Linking each speech to the next was consistent pushback against the notion that supporting peace between Israelis and Palestinians is inherently naive. Between speakers, organizers even screened a brief video for the crowd listing hostile conflicts that have ended with a political agreement — South Africa, Northern Ireland and Rwanda.
Odeh went further back in time, remarking that just a century ago, Europe found itself between two world wars.
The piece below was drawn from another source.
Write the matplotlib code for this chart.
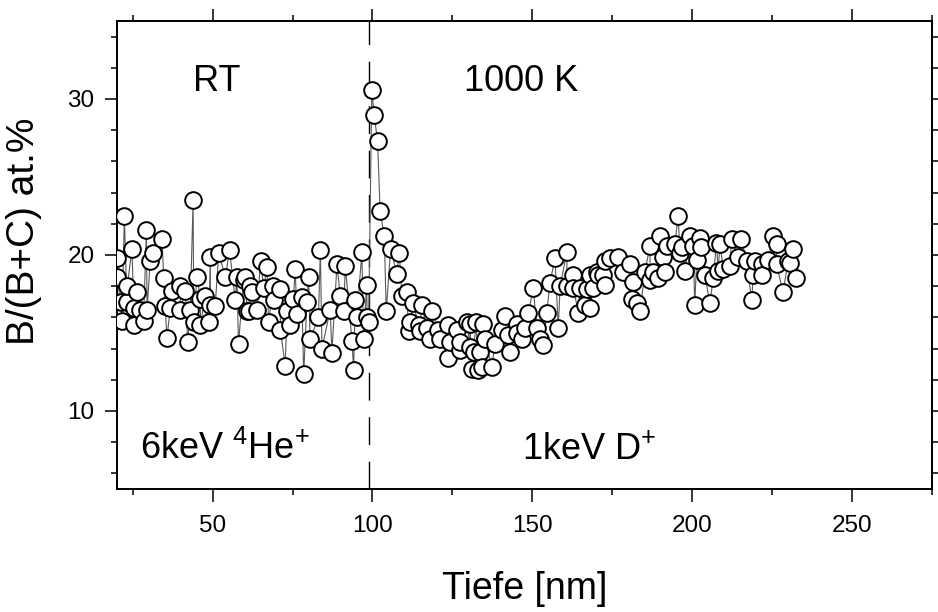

“This month we are watching the Euro games, a thrilling soccer tournament of teams of countries from that continent that in just the previous century fought world wars, were sworn to destroy each other,” Odeh said. “And now we’re all waiting for the big game between Germany and France, and this doesn’t even seem extraordinary to us. We deserve this too!”
The internationally renowned Israeli historian Yuval Noah Harari brought a more cynical air to the conference, criticizing the irredentism that dominates both Israeli and Palestinian political culture.
“The bitter truth about the Israeli-Palestinian conflict is that each side fears the other is trying to annihilate it, and both sides are right,” he said.
But he still managed to end on a hopeful note.
“It’s true, we have tried to make peace in the past, and we weren’t good at it. So what? We also haven’t been very successful in making war, which doesn’t prevent us from trying again and again. All these wars have led us into an abyss. The time has come to make peace,” he said.